Materials used during Non-Surgical Periodontal Therapy

The following materials and techniques may be used in your nonsurgical periodontal therapy:

  • Hand held instruments known as scalers and ultrasonics to clean the teeth.
  • Local anesthetic (numbing) to control sensitivity.
  • Antibacterial rinses to help decrease plaque and calculus.
  • Antibiotic pills to help kill bacteria and viruses and reduce the destructive response some people have to periodontal infections.
  • Laser treatment to control bacterial levels around affected areas.

Benefits of Non-Surgical Periodontal Therapy

Some potential benefits of non-surgical periodontal therapy include:

  • Eliminating the infection present
  • Controlling further infections and bone loss
  • Reducing swollen and bleeding gums
  • Reducing bad breath
  • Avoiding tooth loss
  • Decreasing the risk for diseases associated with periodontal disease such as cardiovascular disease, diabetes and rheumatoid arthritis
  • Decreasing the risk of preterm low birth weight babies in pregnant women

Health Implications of Deep Dental Pockets

While tooth loss is typically the biggest concern associated with periodontal pockets, the infection poses a significant risk to your overall health.
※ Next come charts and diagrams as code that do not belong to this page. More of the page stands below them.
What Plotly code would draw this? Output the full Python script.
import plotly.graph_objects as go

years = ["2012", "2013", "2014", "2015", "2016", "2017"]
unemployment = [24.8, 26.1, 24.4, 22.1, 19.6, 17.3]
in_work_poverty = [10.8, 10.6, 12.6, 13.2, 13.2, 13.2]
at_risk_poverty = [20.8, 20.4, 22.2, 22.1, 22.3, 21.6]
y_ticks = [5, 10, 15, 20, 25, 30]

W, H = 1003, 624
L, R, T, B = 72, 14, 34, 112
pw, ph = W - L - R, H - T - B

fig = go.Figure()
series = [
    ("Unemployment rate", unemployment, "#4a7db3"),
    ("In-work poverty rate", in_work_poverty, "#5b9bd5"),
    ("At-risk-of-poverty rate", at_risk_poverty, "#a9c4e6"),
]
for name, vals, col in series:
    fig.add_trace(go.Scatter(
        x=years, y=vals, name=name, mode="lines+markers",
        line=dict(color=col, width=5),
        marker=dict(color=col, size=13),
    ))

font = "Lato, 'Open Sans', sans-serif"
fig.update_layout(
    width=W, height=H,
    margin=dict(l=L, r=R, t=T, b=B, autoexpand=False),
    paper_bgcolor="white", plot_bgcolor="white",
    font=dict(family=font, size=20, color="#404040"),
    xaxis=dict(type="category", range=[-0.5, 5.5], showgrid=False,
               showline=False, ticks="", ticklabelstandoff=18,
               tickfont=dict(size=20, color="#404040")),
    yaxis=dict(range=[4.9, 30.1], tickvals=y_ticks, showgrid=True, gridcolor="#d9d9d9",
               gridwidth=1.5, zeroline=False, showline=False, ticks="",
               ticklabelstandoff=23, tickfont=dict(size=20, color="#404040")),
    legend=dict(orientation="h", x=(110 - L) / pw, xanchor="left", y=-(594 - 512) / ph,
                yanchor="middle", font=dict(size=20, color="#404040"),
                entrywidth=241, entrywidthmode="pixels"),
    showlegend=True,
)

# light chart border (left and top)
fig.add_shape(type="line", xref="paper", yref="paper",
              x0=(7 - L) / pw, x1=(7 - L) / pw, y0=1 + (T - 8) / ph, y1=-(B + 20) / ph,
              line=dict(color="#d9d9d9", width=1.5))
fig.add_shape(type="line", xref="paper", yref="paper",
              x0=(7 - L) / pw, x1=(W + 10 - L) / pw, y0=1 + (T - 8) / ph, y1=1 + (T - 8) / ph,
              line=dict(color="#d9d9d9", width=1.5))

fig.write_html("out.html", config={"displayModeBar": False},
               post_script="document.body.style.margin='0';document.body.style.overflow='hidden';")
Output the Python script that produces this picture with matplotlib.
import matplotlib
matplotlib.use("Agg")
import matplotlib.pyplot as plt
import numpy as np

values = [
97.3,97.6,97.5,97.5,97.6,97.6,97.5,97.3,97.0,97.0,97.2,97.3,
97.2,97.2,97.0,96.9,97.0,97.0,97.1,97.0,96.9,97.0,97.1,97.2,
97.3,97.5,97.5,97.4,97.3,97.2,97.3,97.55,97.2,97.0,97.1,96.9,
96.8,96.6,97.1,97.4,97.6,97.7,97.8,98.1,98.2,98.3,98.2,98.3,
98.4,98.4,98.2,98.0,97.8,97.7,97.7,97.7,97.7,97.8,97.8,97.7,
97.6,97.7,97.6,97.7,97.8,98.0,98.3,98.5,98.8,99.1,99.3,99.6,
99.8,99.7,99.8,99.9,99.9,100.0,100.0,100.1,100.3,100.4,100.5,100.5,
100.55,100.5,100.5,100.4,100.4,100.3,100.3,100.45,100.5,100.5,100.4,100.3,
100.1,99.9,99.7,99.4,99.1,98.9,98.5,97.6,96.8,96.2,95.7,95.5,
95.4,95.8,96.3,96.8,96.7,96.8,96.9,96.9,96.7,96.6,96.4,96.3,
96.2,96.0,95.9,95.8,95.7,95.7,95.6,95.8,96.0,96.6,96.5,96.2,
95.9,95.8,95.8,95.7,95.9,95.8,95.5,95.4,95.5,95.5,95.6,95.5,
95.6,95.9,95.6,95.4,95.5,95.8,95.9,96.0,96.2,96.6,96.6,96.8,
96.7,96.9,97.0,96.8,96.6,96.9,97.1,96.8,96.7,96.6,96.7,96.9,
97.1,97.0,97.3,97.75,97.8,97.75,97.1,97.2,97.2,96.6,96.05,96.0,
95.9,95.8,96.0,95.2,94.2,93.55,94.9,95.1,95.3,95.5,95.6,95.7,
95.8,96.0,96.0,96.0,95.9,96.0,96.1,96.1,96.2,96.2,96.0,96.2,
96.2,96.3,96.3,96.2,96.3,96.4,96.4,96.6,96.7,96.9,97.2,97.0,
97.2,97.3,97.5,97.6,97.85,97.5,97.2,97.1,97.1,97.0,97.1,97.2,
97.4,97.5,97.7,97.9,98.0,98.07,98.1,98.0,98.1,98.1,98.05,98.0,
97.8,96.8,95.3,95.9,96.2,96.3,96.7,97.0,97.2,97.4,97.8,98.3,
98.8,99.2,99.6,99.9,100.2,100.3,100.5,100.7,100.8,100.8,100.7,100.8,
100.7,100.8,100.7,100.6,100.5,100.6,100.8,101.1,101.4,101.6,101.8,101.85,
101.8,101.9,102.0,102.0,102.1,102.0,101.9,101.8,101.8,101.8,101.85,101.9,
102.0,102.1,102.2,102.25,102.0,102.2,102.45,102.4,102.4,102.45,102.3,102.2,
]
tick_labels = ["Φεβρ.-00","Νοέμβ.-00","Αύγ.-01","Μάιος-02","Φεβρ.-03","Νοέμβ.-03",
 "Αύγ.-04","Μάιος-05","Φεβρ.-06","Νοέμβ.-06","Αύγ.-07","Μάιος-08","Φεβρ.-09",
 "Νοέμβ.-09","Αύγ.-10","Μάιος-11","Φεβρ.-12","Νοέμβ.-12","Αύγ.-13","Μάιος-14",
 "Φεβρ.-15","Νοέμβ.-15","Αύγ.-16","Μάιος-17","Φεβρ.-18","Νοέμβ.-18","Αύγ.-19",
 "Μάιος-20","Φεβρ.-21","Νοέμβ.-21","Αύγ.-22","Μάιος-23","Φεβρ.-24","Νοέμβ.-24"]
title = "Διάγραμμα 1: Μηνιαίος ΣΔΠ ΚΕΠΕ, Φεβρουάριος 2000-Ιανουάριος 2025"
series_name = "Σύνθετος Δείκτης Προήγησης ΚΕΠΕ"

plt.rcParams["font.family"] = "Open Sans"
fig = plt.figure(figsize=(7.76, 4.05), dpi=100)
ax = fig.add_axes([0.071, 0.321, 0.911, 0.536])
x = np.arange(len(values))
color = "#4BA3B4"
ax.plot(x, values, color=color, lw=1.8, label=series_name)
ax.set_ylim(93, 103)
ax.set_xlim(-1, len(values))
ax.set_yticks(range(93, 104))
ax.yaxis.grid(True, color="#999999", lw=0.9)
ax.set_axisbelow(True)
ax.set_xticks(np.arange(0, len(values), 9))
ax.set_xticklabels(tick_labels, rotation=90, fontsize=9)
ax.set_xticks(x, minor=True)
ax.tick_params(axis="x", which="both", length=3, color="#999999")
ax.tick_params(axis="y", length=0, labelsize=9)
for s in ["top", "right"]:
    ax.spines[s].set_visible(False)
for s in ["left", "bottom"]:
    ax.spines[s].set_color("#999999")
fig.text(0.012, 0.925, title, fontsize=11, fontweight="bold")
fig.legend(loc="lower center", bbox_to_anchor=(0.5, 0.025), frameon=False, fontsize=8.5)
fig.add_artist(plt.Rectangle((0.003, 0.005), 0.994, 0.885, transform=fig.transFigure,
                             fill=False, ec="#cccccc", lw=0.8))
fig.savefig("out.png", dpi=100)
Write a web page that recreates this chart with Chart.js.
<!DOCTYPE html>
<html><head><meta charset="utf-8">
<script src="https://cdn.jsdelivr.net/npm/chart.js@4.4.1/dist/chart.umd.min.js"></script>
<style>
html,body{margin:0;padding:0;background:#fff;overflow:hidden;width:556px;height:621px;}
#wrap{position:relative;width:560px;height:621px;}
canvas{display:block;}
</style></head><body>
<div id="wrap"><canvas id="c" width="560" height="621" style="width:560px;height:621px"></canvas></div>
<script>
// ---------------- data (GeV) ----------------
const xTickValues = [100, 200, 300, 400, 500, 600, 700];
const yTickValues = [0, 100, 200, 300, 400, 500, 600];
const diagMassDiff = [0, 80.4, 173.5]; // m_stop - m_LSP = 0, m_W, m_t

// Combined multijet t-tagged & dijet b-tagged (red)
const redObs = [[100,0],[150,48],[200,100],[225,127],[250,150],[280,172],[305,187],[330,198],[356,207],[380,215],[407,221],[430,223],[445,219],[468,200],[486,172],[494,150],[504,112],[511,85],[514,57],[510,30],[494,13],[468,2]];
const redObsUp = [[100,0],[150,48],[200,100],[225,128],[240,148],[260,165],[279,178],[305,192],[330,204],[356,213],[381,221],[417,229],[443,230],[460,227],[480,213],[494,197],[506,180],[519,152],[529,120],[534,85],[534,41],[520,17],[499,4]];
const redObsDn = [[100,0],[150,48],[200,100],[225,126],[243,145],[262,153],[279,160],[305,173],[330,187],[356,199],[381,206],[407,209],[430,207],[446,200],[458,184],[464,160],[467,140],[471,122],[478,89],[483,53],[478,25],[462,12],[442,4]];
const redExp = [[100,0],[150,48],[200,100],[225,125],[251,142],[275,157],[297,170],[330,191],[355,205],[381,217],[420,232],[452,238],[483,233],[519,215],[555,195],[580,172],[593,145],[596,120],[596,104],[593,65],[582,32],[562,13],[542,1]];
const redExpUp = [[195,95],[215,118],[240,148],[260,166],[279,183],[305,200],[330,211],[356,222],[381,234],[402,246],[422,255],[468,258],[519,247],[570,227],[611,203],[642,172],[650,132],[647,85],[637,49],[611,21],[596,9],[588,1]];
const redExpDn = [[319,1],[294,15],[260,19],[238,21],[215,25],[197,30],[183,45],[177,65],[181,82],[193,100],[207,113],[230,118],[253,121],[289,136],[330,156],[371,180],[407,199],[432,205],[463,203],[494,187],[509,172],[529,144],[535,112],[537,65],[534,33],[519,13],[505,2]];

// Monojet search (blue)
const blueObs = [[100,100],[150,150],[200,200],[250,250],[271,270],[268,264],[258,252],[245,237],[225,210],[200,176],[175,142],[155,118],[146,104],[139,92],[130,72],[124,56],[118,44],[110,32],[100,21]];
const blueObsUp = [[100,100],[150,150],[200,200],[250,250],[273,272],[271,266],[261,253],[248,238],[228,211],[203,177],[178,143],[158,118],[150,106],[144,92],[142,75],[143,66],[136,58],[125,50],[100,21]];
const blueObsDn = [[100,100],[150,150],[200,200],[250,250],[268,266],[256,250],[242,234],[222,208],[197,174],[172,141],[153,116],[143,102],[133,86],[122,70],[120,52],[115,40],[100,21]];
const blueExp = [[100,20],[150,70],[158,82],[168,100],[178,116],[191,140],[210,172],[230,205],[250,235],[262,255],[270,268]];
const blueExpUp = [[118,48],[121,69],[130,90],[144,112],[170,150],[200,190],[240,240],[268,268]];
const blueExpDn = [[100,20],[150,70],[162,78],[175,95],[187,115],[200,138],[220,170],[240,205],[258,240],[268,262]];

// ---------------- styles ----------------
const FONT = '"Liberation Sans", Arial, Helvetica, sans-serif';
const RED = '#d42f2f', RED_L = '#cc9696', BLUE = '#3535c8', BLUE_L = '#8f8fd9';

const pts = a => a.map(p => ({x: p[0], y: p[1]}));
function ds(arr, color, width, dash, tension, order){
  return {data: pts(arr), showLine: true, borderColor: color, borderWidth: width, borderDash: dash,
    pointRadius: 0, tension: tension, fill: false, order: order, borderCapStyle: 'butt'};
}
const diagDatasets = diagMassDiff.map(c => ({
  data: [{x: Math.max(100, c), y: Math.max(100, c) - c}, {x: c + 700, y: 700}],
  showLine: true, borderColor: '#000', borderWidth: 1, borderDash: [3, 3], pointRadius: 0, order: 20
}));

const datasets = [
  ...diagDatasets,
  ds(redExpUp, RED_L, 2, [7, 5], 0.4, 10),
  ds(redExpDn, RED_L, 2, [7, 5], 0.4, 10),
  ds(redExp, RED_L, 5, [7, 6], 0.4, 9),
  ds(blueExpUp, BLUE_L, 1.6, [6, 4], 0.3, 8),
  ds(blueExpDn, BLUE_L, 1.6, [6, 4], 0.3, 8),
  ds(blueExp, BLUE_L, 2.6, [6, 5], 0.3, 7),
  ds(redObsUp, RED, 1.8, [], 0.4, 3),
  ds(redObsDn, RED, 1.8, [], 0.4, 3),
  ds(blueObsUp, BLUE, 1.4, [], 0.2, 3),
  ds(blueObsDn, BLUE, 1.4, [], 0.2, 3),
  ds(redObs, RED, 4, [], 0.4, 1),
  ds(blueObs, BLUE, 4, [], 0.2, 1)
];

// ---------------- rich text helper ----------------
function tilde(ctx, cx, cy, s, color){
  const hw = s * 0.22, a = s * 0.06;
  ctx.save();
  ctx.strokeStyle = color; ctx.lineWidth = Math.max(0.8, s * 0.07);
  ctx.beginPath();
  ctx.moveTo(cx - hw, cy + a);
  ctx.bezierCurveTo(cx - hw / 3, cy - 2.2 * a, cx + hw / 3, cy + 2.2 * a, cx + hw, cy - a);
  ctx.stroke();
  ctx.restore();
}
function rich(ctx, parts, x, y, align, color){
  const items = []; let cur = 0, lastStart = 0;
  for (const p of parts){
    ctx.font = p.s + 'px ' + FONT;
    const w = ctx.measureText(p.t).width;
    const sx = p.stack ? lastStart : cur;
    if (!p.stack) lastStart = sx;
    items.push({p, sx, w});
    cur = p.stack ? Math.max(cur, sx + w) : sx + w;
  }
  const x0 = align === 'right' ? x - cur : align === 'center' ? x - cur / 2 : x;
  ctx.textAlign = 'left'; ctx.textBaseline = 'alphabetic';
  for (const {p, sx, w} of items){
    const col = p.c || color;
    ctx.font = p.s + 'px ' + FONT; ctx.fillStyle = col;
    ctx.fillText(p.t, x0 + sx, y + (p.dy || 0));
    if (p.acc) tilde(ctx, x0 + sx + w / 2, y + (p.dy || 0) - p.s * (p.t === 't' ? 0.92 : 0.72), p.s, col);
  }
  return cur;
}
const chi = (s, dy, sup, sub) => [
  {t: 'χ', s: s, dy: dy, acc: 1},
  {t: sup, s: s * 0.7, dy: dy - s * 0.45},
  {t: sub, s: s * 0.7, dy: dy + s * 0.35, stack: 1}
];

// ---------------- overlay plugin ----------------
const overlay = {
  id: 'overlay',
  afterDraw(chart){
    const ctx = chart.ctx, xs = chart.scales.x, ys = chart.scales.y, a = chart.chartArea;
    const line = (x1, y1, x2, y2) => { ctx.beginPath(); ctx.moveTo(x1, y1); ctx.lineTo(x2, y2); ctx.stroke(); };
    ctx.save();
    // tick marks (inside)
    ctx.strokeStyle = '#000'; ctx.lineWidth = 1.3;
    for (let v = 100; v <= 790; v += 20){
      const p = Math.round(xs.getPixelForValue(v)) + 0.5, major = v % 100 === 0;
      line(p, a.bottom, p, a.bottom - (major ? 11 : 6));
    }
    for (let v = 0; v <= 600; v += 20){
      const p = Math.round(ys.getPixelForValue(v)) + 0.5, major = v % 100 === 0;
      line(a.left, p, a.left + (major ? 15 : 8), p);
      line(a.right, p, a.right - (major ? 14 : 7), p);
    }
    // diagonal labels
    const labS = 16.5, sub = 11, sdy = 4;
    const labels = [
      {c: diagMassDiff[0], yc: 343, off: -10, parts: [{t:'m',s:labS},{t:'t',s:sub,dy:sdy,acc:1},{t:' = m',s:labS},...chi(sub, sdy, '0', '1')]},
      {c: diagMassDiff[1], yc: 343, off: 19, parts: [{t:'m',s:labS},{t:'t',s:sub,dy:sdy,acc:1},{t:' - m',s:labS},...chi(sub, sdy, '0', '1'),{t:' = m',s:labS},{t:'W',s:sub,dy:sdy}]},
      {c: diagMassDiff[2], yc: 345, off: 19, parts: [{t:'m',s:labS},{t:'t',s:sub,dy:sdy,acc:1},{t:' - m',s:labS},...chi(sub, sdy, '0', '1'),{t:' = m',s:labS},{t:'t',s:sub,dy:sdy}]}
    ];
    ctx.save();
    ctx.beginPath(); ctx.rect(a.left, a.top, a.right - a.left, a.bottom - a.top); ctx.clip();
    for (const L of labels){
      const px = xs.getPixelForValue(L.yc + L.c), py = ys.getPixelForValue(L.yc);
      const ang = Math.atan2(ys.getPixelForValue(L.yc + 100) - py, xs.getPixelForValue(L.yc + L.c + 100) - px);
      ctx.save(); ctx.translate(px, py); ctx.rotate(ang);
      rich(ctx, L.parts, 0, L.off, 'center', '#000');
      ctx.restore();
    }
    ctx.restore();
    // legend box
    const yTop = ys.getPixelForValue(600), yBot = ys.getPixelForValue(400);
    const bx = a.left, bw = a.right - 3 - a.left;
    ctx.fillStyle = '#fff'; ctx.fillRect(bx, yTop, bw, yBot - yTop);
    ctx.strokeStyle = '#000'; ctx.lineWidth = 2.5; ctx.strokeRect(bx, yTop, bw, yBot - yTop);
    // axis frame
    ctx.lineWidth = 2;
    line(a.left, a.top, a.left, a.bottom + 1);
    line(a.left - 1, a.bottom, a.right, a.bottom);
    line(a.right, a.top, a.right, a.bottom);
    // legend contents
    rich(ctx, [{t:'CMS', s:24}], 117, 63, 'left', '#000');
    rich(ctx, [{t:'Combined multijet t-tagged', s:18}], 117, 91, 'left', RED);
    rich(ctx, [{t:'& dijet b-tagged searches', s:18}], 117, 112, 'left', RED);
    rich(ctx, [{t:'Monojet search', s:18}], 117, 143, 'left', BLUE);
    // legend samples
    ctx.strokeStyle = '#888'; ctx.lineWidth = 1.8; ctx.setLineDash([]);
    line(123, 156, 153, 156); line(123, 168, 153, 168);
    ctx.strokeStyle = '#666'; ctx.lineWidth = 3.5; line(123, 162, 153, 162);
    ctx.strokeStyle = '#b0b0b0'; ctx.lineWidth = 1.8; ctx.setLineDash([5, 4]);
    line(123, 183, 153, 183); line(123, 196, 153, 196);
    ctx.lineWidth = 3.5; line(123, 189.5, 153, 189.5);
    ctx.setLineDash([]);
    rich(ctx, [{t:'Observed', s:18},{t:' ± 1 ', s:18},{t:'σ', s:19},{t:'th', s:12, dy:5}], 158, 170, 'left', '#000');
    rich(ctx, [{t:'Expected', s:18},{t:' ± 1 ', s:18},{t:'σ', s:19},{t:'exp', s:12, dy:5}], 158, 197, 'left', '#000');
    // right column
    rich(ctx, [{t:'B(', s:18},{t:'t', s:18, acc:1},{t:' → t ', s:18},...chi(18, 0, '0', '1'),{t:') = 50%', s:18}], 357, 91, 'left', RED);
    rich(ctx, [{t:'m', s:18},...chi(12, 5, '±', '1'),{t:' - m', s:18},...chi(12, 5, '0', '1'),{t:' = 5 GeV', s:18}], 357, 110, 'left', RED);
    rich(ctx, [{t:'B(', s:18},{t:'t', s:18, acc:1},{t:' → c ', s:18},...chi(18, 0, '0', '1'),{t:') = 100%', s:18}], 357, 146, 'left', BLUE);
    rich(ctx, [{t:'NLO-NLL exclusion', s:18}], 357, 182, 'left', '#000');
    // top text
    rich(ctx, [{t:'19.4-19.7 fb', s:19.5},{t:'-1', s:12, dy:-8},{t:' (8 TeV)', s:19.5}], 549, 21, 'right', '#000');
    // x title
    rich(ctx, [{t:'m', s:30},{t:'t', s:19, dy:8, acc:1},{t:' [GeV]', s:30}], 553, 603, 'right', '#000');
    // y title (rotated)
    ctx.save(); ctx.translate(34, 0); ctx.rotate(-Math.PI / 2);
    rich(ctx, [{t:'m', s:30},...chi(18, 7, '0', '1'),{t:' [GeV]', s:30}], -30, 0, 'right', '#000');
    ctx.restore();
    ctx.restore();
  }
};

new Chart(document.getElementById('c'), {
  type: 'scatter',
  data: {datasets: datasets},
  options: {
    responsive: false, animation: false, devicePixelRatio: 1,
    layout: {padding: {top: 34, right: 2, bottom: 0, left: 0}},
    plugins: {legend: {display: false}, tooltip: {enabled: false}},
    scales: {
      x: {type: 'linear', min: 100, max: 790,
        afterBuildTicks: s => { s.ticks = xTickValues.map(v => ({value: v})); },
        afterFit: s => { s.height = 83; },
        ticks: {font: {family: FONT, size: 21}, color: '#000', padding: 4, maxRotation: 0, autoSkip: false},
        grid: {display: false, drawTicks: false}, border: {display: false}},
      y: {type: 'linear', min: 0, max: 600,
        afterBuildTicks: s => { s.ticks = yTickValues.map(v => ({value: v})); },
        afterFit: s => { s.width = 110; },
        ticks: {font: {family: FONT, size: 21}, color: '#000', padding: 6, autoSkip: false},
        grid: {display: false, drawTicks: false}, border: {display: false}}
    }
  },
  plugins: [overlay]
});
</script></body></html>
Active gum disease drastically increases the risk and severity of systemic health conditions like:

  • Heart attack
  • Stroke
  • High blood pressure
  • Diabetes
  • Infertility
  • Erectile dysfunction
  • Preeclampsia
  • Pneumonia
  • Respiratory illness
  • Alzheimer’s Disease (possibly)

Seeing a dentist for periodontal treatment isn’t just important for your smile, it’s vital to your health.